Goal of the exercise: Write the lines out again, from the top of the material to the line containing "pnc55, pnc60, pnc65];", pictures excluded.
****************************************
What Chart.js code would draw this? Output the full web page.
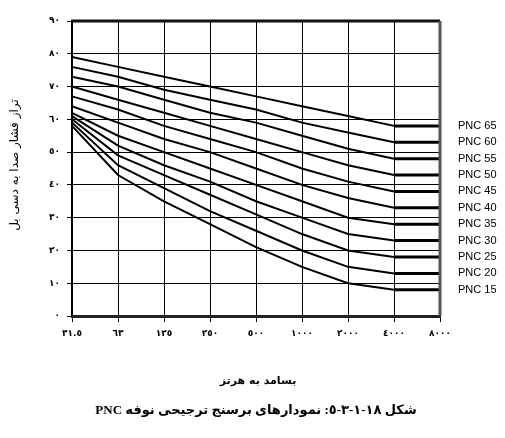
<!DOCTYPE html>
<html>
<head>
<meta charset="utf-8">
<script src="https://cdn.jsdelivr.net/npm/chart.js@4.4.1/dist/chart.umd.min.js"></script>
<style>
  html, body { margin: 0; padding: 0; background: #fff; }
  canvas { display: block; }
</style>
</head>
<body>
<canvas id="pncChart" width="505" height="438"></canvas>
<script>
// octave band centre frequencies (Hz)
const frequencies = ['31.5', '63', '125', '250', '500', '1000', '2000', '4000', '8000'];
const xTickLabels = ['٣١.٥', '٦٣', '١٢٥', '٢٥٠', '٥٠٠', '١٠٠٠', '٢٠٠٠', '٤٠٠٠', '٨٠٠٠'];
const yTickLabels = ['٠', '١٠', '٢٠', '٣٠', '٤٠', '٥٠', '٦٠', '٧٠', '٨٠', '٩٠'];

// sound pressure level (dB) per curve
const pnc15 = [58, 43, 35, 28, 21, 15, 10, 8, 8];
const pnc20 = [59, 46, 39, 32, 26, 20, 15, 13, 13];
const pnc25 = [60, 49, 43, 37, 31, 25, 20, 18, 18];
const pnc30 = [61, 52, 46, 41, 35, 30, 25, 23, 23];
const pnc35 = [62, 55, 50, 45, 40, 35, 30, 28, 28];
const pnc40 = [64, 59, 54, 50, 45, 40, 36, 33, 33];
const pnc45 = [67, 63, 58, 54, 50, 45, 41, 38, 38];
const pnc50 = [70, 66, 62, 58, 54, 50, 46, 43, 43];
const pnc55 = [73, 70, 66, 62, 59, 55, 51, 48, 48];
const pnc60 = [76, 73, 69, 66, 63, 59, 56, 53, 53];
const pnc65 = [79, 76, 73, 70, 67, 64, 61, 58, 58];

const curveNames = ['PNC 15', 'PNC 20', 'PNC 25', 'PNC 30', 'PNC 35', 'PNC 40', 'PNC 45', 'PNC 50', 'PNC 55', 'PNC 60', 'PNC 65'];
const curveValues = [pnc15, pnc20, pnc25, pnc30, pnc35, pnc40, pnc45, pnc50, pnc55, pnc60, pnc65];

const yAxisTitle = 'تراز فشار صدا به دسی بل';
const xAxisTitle = 'بسامد به هرتز';
const captionText = 'شکل ١٨-١-٣-٥: نمودارهای برسنج ترجیحی نوفه PNC';

const persianFont = "'DejaVu Sans', sans-serif";

const datasets = curveValues.map((vals, i) => ({
    label: curveNames[i],
    data: vals,
    borderColor: '#000',
    borderWidth: 2,
    pointRadius: 0,
    tension: 0,
    fill: false,
    segment: {
        borderWidth: ctx => ctx.p0DataIndex === 7 ? 3 : 2
    }
}));

const decorPlugin = {
    id: 'decor',
    afterDraw(chart) {
        const ctx = chart.ctx;
        const area = chart.chartArea;
        const yScale = chart.scales.y;

        ctx.save();
        // frame top and right
        ctx.strokeStyle = '#111';
        ctx.lineWidth = 3;
        ctx.beginPath();
        ctx.moveTo(area.left - 1, area.top);
        ctx.lineTo(area.right, area.top);
        ctx.stroke();
        ctx.strokeStyle = '#555';
        ctx.beginPath();
        ctx.moveTo(area.right, area.top);
        ctx.lineTo(area.right, area.bottom);
        ctx.stroke();

        // curve labels at the right end
        ctx.fillStyle = '#000';
        ctx.font = "11px 'Liberation Sans', Arial, sans-serif";
        ctx.textAlign = 'left';
        ctx.textBaseline = 'middle';
        curveValues.forEach((vals, i) => {
            const y = yScale.getPixelForValue(vals[vals.length - 1]);
            ctx.fillText(curveNames[i], area.right + 18, y);
        });

        // axis titles and caption (right to left)
        ctx.direction = 'rtl';
        ctx.textAlign = 'center';
        ctx.font = 'bold 11px ' + persianFont;
        ctx.fillText(xAxisTitle, 258, 381);

        ctx.save();
        ctx.translate(15, 165);
        ctx.rotate(-Math.PI / 2);
        ctx.font = '12px ' + persianFont;
        ctx.fillText(yAxisTitle, 0, 0);
        ctx.restore();

        ctx.font = "bold 13px 'Liberation Serif', " + persianFont;
        ctx.fillText(captionText, 256, 411);
        ctx.restore();
    }
};

const chart = new Chart(document.getElementById('pncChart'), {
    type: 'line',
    data: {
        labels: frequencies,
        datasets: datasets
    },
    options: {
        responsive: false,
        animation: false,
        layout: {
            padding: { top: 21, right: 65, bottom: 0, left: 0 }
        },
        plugins: {
            legend: { display: false },
            tooltip: { enabled: false },
            title: { display: false }
        },
        scales: {
            x: {
                type: 'category',
                offset: false,
                afterFit: scale => { scale.height = 122; },
                grid: {
                    color: '#000',
                    lineWidth: 1,
                    tickLength: 6
                },
                border: { display: true, color: '#222', width: 3 },
                ticks: {
                    color: '#000',
                    autoSkip: false,
                    maxRotation: 0,
                    padding: 6,
                    font: { family: persianFont, size: 9, weight: 'bold' },
                    callback: (val, index) => xTickLabels[index]
                }
            },
            y: {
                min: 0,
                max: 90,
                afterFit: scale => { scale.width = 72; },
                grid: {
                    color: '#000',
                    lineWidth: 1,
                    tickLength: 5
                },
                border: { display: true, color: '#000', width: 2 },
                ticks: {
                    stepSize: 10,
                    color: '#000',
                    padding: 7,
                    font: { family: persianFont, size: 9, weight: 'bold' },
                    callback: val => yTickLabels[Math.round(val / 10)]
                }
            }
        }
    },
    plugins: [decorPlugin]
});
</script>
</body>
</html>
****************************************
Answer to the task:
What Chart.js code would draw this? Output the full web page.
<!DOCTYPE html>
<html>
<head>
<meta charset="utf-8">
<script src="https://cdn.jsdelivr.net/npm/chart.js@4.4.1/dist/chart.umd.min.js"></script>
<style>
  html, body { margin: 0; padding: 0; background: #fff; }
  canvas { display: block; }
</style>
</head>
<body>
<canvas id="pncChart" width="505" height="438"></canvas>
<script>
// octave band centre frequencies (Hz)
const frequencies = ['31.5', '63', '125', '250', '500', '1000', '2000', '4000', '8000'];
const xTickLabels = ['٣١.٥', '٦٣', '١٢٥', '٢٥٠', '٥٠٠', '١٠٠٠', '٢٠٠٠', '٤٠٠٠', '٨٠٠٠'];
const yTickLabels = ['٠', '١٠', '٢٠', '٣٠', '٤٠', '٥٠', '٦٠', '٧٠', '٨٠', '٩٠'];

// sound pressure level (dB) per curve
const pnc15 = [58, 43, 35, 28, 21, 15, 10, 8, 8];
const pnc20 = [59, 46, 39, 32, 26, 20, 15, 13, 13];
const pnc25 = [60, 49, 43, 37, 31, 25, 20, 18, 18];
const pnc30 = [61, 52, 46, 41, 35, 30, 25, 23, 23];
const pnc35 = [62, 55, 50, 45, 40, 35, 30, 28, 28];
const pnc40 = [64, 59, 54, 50, 45, 40, 36, 33, 33];
const pnc45 = [67, 63, 58, 54, 50, 45, 41, 38, 38];
const pnc50 = [70, 66, 62, 58, 54, 50, 46, 43, 43];
const pnc55 = [73, 70, 66, 62, 59, 55, 51, 48, 48];
const pnc60 = [76, 73, 69, 66, 63, 59, 56, 53, 53];
const pnc65 = [79, 76, 73, 70, 67, 64, 61, 58, 58];

const curveNames = ['PNC 15', 'PNC 20', 'PNC 25', 'PNC 30', 'PNC 35', 'PNC 40', 'PNC 45', 'PNC 50', 'PNC 55', 'PNC 60', 'PNC 65'];
const curveValues = [pnc15, pnc20, pnc25, pnc30, pnc35, pnc40, pnc45, pnc50, pnc55, pnc60, pnc65];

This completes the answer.